We've sold Hahnemühle paper for years at Camera Electronic but oddly enough have rarely used it in our shop printers.
The reasons are simple - economics and operational expedience - Hahnemühle paper is expensive in comparison with standard Ilford inkjet material and the small-scale signage that the Stirling Street shop has needed could be done with
A4 Galerie Smooth Pearl. Plus the Epson printers that we have used in the shop to crank out the signs have suitable profiles inside them for the Ilford product.

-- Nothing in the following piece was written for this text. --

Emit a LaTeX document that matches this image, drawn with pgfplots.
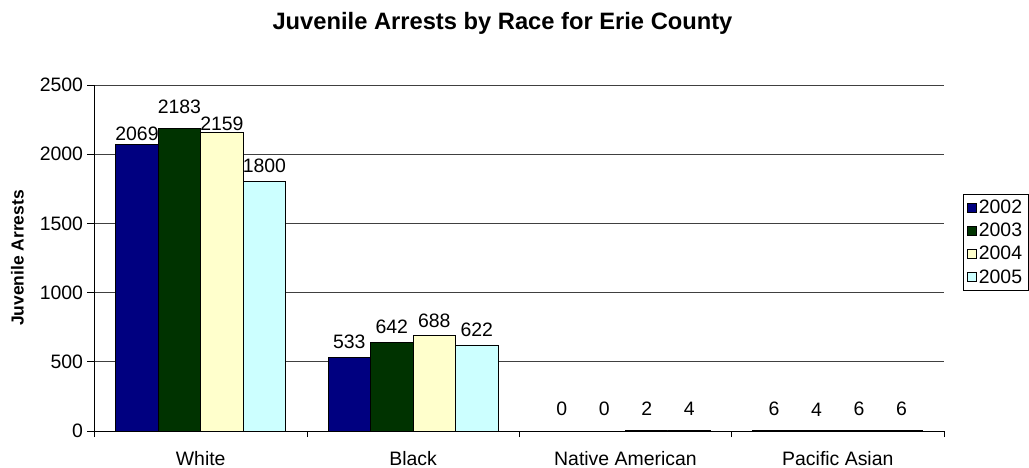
\documentclass[border=0pt]{standalone}
\usepackage{fontspec}
\setmainfont{Liberation Sans}
\usepackage{pgfplots}
\pgfplotsset{compat=1.18}
\definecolor{c2002}{RGB}{0,0,128}
\definecolor{c2003}{RGB}{0,51,0}
\definecolor{c2004}{RGB}{255,255,204}
\definecolor{c2005}{RGB}{204,255,255}
\newcommand{\lbl}{\fontsize{19.5}{23}\selectfont}
\begin{document}
\begin{tikzpicture}
\path[use as bounding box] (0,0) rectangle (1029bp,468bp);
\node[anchor=base, font=\fontsize{23.8}{28}\selectfont\bfseries] at (502.5bp,438bp) {Juvenile Arrests by Race for Erie County};
\node[rotate=90, font=\fontsize{17.5}{21}\selectfont\bfseries] at (17.5bp,210bp) {Juvenile Arrests};
\begin{axis}[
  at={(94.5bp,37bp)}, anchor=south west,
  scale only axis, width=849.5bp, height=346bp,
  xmin=-0.5, xmax=3.5, ymin=0, ymax=2500,
  ybar=0pt, bar width=0.2,
  axis x line*=bottom, axis y line*=left,
  axis line style={black, line width=0.7bp},
  xtick={0,1,2,3},
  xticklabels={White,Black,Native American,Pacific Asian},
  minor xtick={-0.5,0.5,1.5,2.5,3.5},
  major x tick style={draw=none},
  minor x tick style={black, line width=0.7bp},
  minor tick length=6bp,
  ytick={0,500,1000,1500,2000,2500},
  major tick length=7bp,
  xtick align=outside, ytick align=outside,
  y tick style={black, line width=0.7bp},
  ymajorgrids,
  major grid style={black!75, line width=0.6bp},
  tick label style={font=\lbl},
  /pgf/number format/assume math mode=true,
  /pgf/number format/1000 sep={},
  xticklabel style={yshift=-10bp},
  yticklabel style={xshift=-1bp},
  visualization depends on={value \coordindex \as \myidx},
  nodes near coords,
  every node near coord/.append style={font=\lbl, inner sep=2bp},
  legend cell align=left,
  legend style={at={(axis description cs:1.0224,0.685)}, anchor=north west,
    draw=black, line width=0.7bp, font=\lbl, row sep=4bp, inner xsep=4bp, inner ysep=4bp},
  legend image code/.code={\draw[#1, line width=0.5bp] (0bp,-4.5bp) rectangle (9bp,4.5bp);},
]
\addplot[fill=c2002, draw=black, line width=0.8bp,
  every node near coord/.append style={yshift={{2,6,13,12}[\myidx]}}]
  coordinates {(0,2069) (1,533) (2,0) (3,6)};
\addlegendentry{2002}
\addplot[fill=c2003, draw=black, line width=0.8bp,
  every node near coord/.append style={yshift={{13,6,13,12}[\myidx]}}]
  coordinates {(0,2183) (1,642) (2,0) (3,4)};
\addlegendentry{2003}
\addplot[fill=c2004, draw=black, line width=0.8bp,
  every node near coord/.append style={yshift={{-1,6,13,12}[\myidx]}}]
  coordinates {(0,2159) (1,688) (2,2) (3,6)};
\addlegendentry{2004}
\addplot[fill=c2005, draw=black, line width=0.8bp,
  every node near coord/.append style={yshift={{7,6,13,12}[\myidx]}}]
  coordinates {(0,1800) (1,622) (2,4) (3,6)};
\addlegendentry{2005}
\end{axis}
\end{tikzpicture}
\end{document}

The fact that we use the Epson paper profiles for the Ilford Galerie is neither here nor there - a similar description in the printing menu of Photoshop Elements gets a very similar result, and you don't need to be Picasso to make a " Buy More Stuff " sign in black and white with Gill Sans lettering...
But what if you
do want to be Picasso at home - with good complex images and an exhibition in view. What if you want to use fine art material to make fine art? That is where Hahnemühle come in. They don't come in cheap, mind, but the results are good.
I purchased an
A3+ box of Hahnemühle Photo Rag 308 gsm for $ 159 - 25 sheets in the box. With Epson ink, that comes out to about $12 per print. For that sort of money you want to have more successes than failures in the printing process.
The files were exotic things - dancers seen against a dark backdrop - and the choice to use a full-bleed borderless format meant that a lot of ink was going out as well - perhaps raising the price to $ 14 per print. I ran a printing head test on the Epson Stylus printer to make sure that there were going to be no streaks ( a procedure I thoroughly recommend to those of you who do not print every day...), cracked the seal on the paper box, and away I went.
The first thing that you need to find out is which side the ink goes on. In the Hahnemühle boxes, the coated side faces up. You can just tell it by close sight if you get the paper under a strong glancing light. It would not hurt the manufacturers of this sort of expensive quality paper to put a sticker on the internal plastic packet to indicate this, or to print a tiny ghostly " no" on the back of the paper. Or in this case a " nein"...
Once loaded into the low-bend cradle of the Epson printer - you don't use the regular hopper feed of the thinner papers - it was time to choose a profile. You can do this easily off the internet, but I elected to do it even easier by choosing one of the in-built Epson profiles for a similar paper and letting the printer do the rest.
The colour-management experts and printing gurus reading this may now tear their hair and stamp around their shops shouting imprecations, but I found that it worked out just fine. I am planning on running a Shoot Photography course based on " Press the button and get a cup of coffee " for the fine-art crowd...
Well...did it work out fine? Did it, what! No test prints, no tooting around. 12 prints straight through from 12 different files and not a scrap of trouble from any one. I always make sure I leave large prints undisturbed to dry, harden, or gas off overnight and then they are ready to be mounted.
That was half the box used to good effect. Emboldened, I took files of building material patterns for my model dioramas - brick, stone, rubble - and enlarged them to A3+. Perfect. For $ 12 I have a sheet of material that costs $ 29 in the hobby shop.
The bottom line of this story is the fact that the bottom line with Hahnemühle may look dear...but the quality of the product is such that it really isn't so.
If you pay for good products, they are the cheapest in the end.